Goal of the exercise
Restate each line word for word. Leave out every picture.

Data extract
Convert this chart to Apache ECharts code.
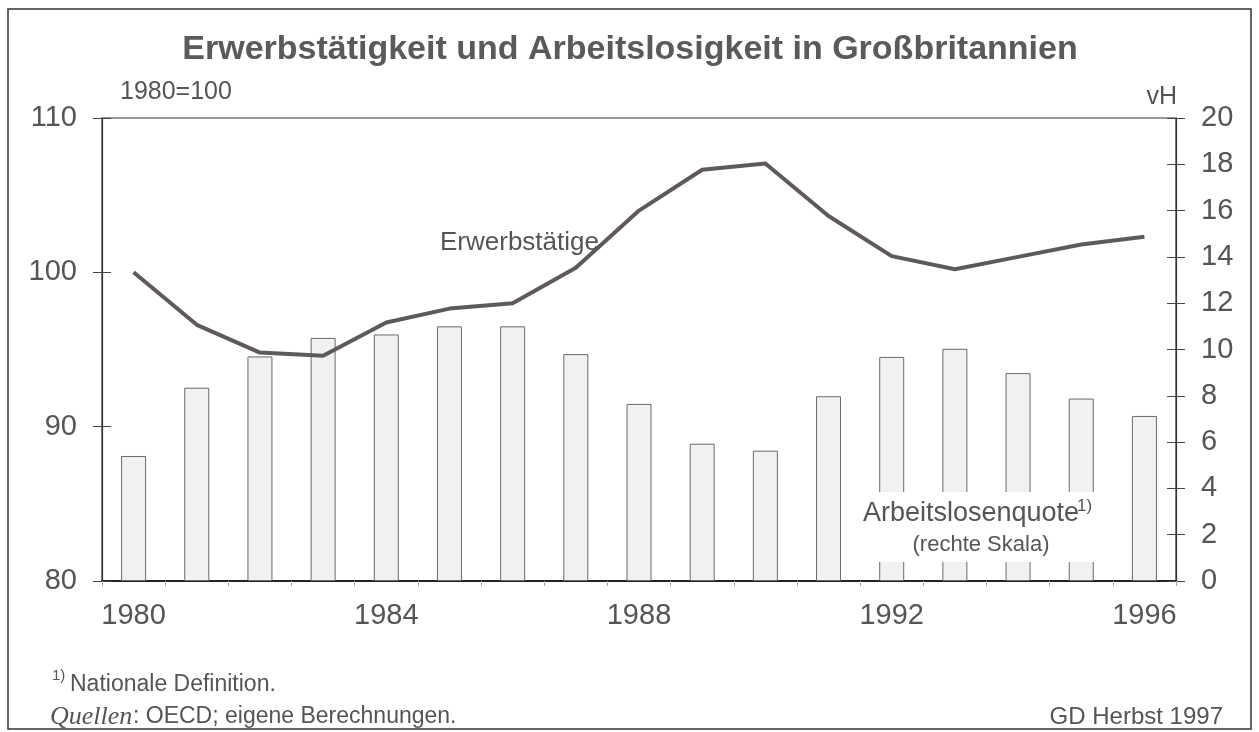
<!DOCTYPE html>
<html>
<head>
<meta charset="utf-8">
<script src="https://cdn.jsdelivr.net/npm/echarts@6/dist/echarts.min.js"></script>
<style>
html,body{margin:0;padding:0;background:#fff;}
#chart{width:1259px;height:732px;}
</style>
</head>
<body>
<div id="chart"></div>
<script>
// ---- data ----
var years = ['1980','1981','1982','1983','1984','1985','1986','1987','1988','1989','1990','1991','1992','1993','1994','1995','1996'];
var erwerbstaetige = [100.0, 96.6, 94.8, 94.6, 96.75, 97.65, 98.0, 100.3, 104.0, 106.65, 107.05, 103.65, 101.05, 100.2, 101.0, 101.8, 102.3];
var arbeitslosenquote = [5.4, 8.35, 9.7, 10.5, 10.65, 11.0, 11.0, 9.8, 7.65, 5.93, 5.63, 7.98, 9.68, 10.03, 8.98, 7.88, 7.13];
var leftTicks = [80, 90, 100, 110];
var rightTicks = [0, 2, 4, 6, 8, 10, 12, 14, 16, 18, 20];

var titleText = 'Erwerbstätigkeit und Arbeitslosigkeit in Großbritannien';
var FONT = '"Liberation Sans", Arial, Helvetica, sans-serif';
var GREY = '#555555';

var chart = echarts.init(document.getElementById('chart'), null, {renderer: 'canvas'});

function txt(x, y, text, size, opts) {
  opts = opts || {};
  return {
    type: 'text', x: x, y: y, z: 120,
    style: {
      text: text,
      fontSize: size,
      fontFamily: opts.family || FONT,
      fontStyle: opts.italic ? 'italic' : 'normal',
      fontWeight: opts.bold ? 'bold' : 'normal',
      fill: opts.color || GREY,
      align: opts.align || 'left',
      verticalAlign: opts.valign || 'middle'
    }
  };
}

var option = {
  backgroundColor: '#ffffff',
  animation: false,
  title: {
    text: titleText,
    left: 630,
    top: 33,
    padding: 0,
    textAlign: 'center',
    textStyle: {fontFamily: FONT, fontSize: 34, fontWeight: 'bold', color: '#5a5a5a'}
  },
  grid: {
    left: 102, right: 83, top: 118, bottom: 151,
    show: true, borderColor: '#333', borderWidth: 1.2, backgroundColor: 'transparent'
  },
  xAxis: {
    type: 'category',
    data: years,
    boundaryGap: true,
    axisLine: {show: true, lineStyle: {color: '#222', width: 2}},
    axisTick: {show: true, interval: 0, length: 5, lineStyle: {color: '#aaa'}},
    axisLabel: {interval: 3, margin: 20, fontFamily: FONT, fontSize: 29, color: GREY},
    splitLine: {show: false}
  },
  yAxis: [
    {
      type: 'value', position: 'left',
      min: leftTicks[0], max: leftTicks[leftTicks.length - 1], interval: leftTicks[1] - leftTicks[0],
      axisLine: {show: true, lineStyle: {color: '#333', width: 1.2}},
      axisTick: {show: true, length: 9, lineStyle: {color: '#444'}},
      axisLabel: {margin: 25, fontFamily: FONT, fontSize: 29, color: GREY, padding: [0, 0, 14, 0]},
      splitLine: {show: false}
    },
    {
      type: 'value', position: 'right',
      min: rightTicks[0], max: rightTicks[rightTicks.length - 1], interval: rightTicks[1] - rightTicks[0],
      axisLine: {show: true, lineStyle: {color: '#333', width: 1.2}},
      axisTick: {show: true, length: 9, lineStyle: {color: '#444'}},
      axisLabel: {margin: 25, fontFamily: FONT, fontSize: 29, color: GREY, padding: [0, 0, 12, 0]},
      splitLine: {show: false}
    },
    {
      type: 'value', position: 'left',
      min: leftTicks[0], max: leftTicks[leftTicks.length - 1], interval: leftTicks[1] - leftTicks[0],
      axisLine: {show: false},
      axisTick: {show: true, inside: true, length: 9, lineStyle: {color: '#444'}},
      axisLabel: {show: false},
      splitLine: {show: false}
    },
    {
      type: 'value', position: 'right',
      min: rightTicks[0], max: rightTicks[rightTicks.length - 1], interval: rightTicks[1] - rightTicks[0],
      axisLine: {show: false},
      axisTick: {show: true, inside: true, length: 9, lineStyle: {color: '#444'}},
      axisLabel: {show: false},
      splitLine: {show: false}
    }
  ],
  series: [
    {
      name: 'Arbeitslosenquote',
      type: 'bar',
      yAxisIndex: 1,
      data: arbeitslosenquote,
      barWidth: 25,
      itemStyle: {color: '#f1f1f1', borderColor: '#6a6a6a', borderWidth: 1},
      z: 2
    },
    {
      name: 'Erwerbstätige',
      type: 'line',
      yAxisIndex: 0,
      data: erwerbstaetige,
      symbol: 'none',
      lineStyle: {color: '#5e595d', width: 4},
      z: 5
    }
  ],
  graphic: [
    {type: 'rect', z: 110, shape: {x: 858, y: 492, width: 245, height: 70}, style: {fill: '#ffffff'}},
    txt(120, 92, '1980=100', 25),
    txt(1177, 97, 'vH', 25, {align: 'right'}),
    txt(440, 243, 'Erwerbstätige', 26),
    txt(971, 514, 'Arbeitslosenquote', 27, {align: 'center'}),
    txt(1077, 506, '1)', 17),
    txt(981, 545, '(rechte Skala)', 22, {align: 'center'}),
    txt(52, 676, '1)', 15),
    txt(70, 685, 'Nationale Definition.', 23),
    txt(50, 717, 'Quellen', 26, {family: '"Liberation Serif", "Times New Roman", serif', italic: true}),
    txt(133, 717, ': OECD; eigene Berechnungen.', 23),
    txt(1223, 717, 'GD Herbst 1997', 24, {align: 'right'}),
    {type: 'rect', z: 0, shape: {x: 8, y: 9, width: 1243, height: 720}, style: {fill: 'none', stroke: '#333', lineWidth: 1.5}}
  ]
};
chart.setOption(option);
</script>
</body>
</html>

Output of the exercise
Convert this chart to Apache ECharts code.
<!DOCTYPE html>
<html>
<head>
<meta charset="utf-8">
<script src="https://cdn.jsdelivr.net/npm/echarts@6/dist/echarts.min.js"></script>
<style>
html,body{margin:0;padding:0;background:#fff;}
#chart{width:1259px;height:732px;}
</style>
</head>
<body>
<div id="chart"></div>
<script>
// ---- data ----
var years = ['1980','1981','1982','1983','1984','1985','1986','1987','1988','1989','1990','1991','1992','1993','1994','1995','1996'];
var erwerbstaetige = [100.0, 96.6, 94.8, 94.6, 96.75, 97.65, 98.0, 100.3, 104.0, 106.65, 107.05, 103.65, 101.05, 100.2, 101.0, 101.8, 102.3];
var arbeitslosenquote = [5.4, 8.35, 9.7, 10.5, 10.65, 11.0, 11.0, 9.8, 7.65, 5.93, 5.63, 7.98, 9.68, 10.03, 8.98, 7.88, 7.13];
var leftTicks = [80, 90, 100, 110];
var rightTicks = [0, 2, 4, 6, 8, 10, 12, 14, 16, 18, 20];

var titleText = 'Erwerbstätigkeit und Arbeitslosigkeit in Großbritannien';
var FONT = '"Liberation Sans", Arial, Helvetica, sans-serif';
var GREY = '#555555';

var chart = echarts.init(document.getElementById('chart'), null, {renderer: 'canvas'});

function txt(x, y, text, size, opts) {
  opts = opts || {};
  return {
    type: 'text', x: x, y: y, z: 120,
    style: {
      text: text,
      fontSize: size,
      fontFamily: opts.family || FONT,
      fontStyle: opts.italic ? 'italic' : 'normal',
      fontWeight: opts.bold ? 'bold' : 'normal',
      fill: opts.color || GREY,
      align: opts.align || 'left',
      verticalAlign: opts.valign || 'middle'
    }
  };
}

var option = {
  backgroundColor: '#ffffff',
  animation: false,
  title: {
    text: titleText,
    left: 630,
    top: 33,
    padding: 0,
    textAlign: 'center',
    textStyle: {fontFamily: FONT, fontSize: 34, fontWeight: 'bold', color: '#5a5a5a'}
  },
  grid: {
    left: 102, right: 83, top: 118, bottom: 151,
    show: true, borderColor: '#333', borderWidth: 1.2, backgroundColor: 'transparent'
  },
  xAxis: {
    type: 'category',
    data: years,
    boundaryGap: true,
    axisLine: {show: true, lineStyle: {color: '#222', width: 2}},
    axisTick: {show: true, interval: 0, length: 5, lineStyle: {color: '#aaa'}},
    axisLabel: {interval: 3, margin: 20, fontFamily: FONT, fontSize: 29, color: GREY},
    splitLine: {show: false}
  },
  yAxis: [
    {
      type: 'value', position: 'left',
      min: leftTicks[0], max: leftTicks[leftTicks.length - 1], interval: leftTicks[1] - leftTicks[0],
      axisLine: {show: true, lineStyle: {color: '#333', width: 1.2}},
      axisTick: {show: true, length: 9, lineStyle: {color: '#444'}},
      axisLabel: {margin: 25, fontFamily: FONT, fontSize: 29, color: GREY, padding: [0, 0, 14, 0]},
      splitLine: {show: false}
    },
    {
      type: 'value', position: 'right',
      min: rightTicks[0], max: rightTicks[rightTicks.length - 1], interval: rightTicks[1] - rightTicks[0],
      axisLine: {show: true, lineStyle: {color: '#333', width: 1.2}},
      axisTick: {show: true, length: 9, lineStyle: {color: '#444'}},
      axisLabel: {margin: 25, fontFamily: FONT, fontSize: 29, color: GREY, padding: [0, 0, 12, 0]},
      splitLine: {show: false}
    },
    {
      type: 'value', position: 'left',
      min: leftTicks[0], max: leftTicks[leftTicks.length - 1], interval: leftTicks[1] - leftTicks[0],
      axisLine: {show: false},
      axisTick: {show: true, inside: true, length: 9, lineStyle: {color: '#444'}},
      axisLabel: {show: false},
      splitLine: {show: false}
    },
    {
      type: 'value', position: 'right',
      min: rightTicks[0], max: rightTicks[rightTicks.length - 1], interval: rightTicks[1] - rightTicks[0],
      axisLine: {show: false},
      axisTick: {show: true, inside: true, length: 9, lineStyle: {color: '#444'}},
      axisLabel: {show: false},
      splitLine: {show: false}
    }
  ],
  series: [
    {
      name: 'Arbeitslosenquote',
      type: 'bar',
      yAxisIndex: 1,
      data: arbeitslosenquote,
      barWidth: 25,
      itemStyle: {color: '#f1f1f1', borderColor: '#6a6a6a', borderWidth: 1},
      z: 2
    },
    {
      name: 'Erwerbstätige',
      type: 'line',
      yAxisIndex: 0,
      data: erwerbstaetige,
      symbol: 'none',
      lineStyle: {color: '#5e595d', width: 4},
      z: 5
    }
  ],
  graphic: [
    {type: 'rect', z: 110, shape: {x: 858, y: 492, width: 245, height: 70}, style: {fill: '#ffffff'}},
    txt(120, 92, '1980=100', 25),
    txt(1177, 97, 'vH', 25, {align: 'right'}),
    txt(440, 243, 'Erwerbstätige', 26),
    txt(971, 514, 'Arbeitslosenquote', 27, {align: 'center'}),
    txt(1077, 506, '1)', 17),
    txt(981, 545, '(rechte Skala)', 22, {align: 'center'}),
    txt(52, 676, '1)', 15),
    txt(70, 685, 'Nationale Definition.', 23),
    txt(50, 717, 'Quellen', 26, {family: '"Liberation Serif", "Times New Roman", serif', italic: true}),
    txt(133, 717, ': OECD; eigene Berechnungen.', 23),
    txt(1223, 717, 'GD Herbst 1997', 24, {align: 'right'}),
    {type: 'rect', z: 0, shape: {x: 8, y: 9, width: 1243, height: 720}, style: {fill: 'none', stroke: '#333', lineWidth: 1.5}}
  ]
};
chart.setOption(option);
</script>
</body>
</html>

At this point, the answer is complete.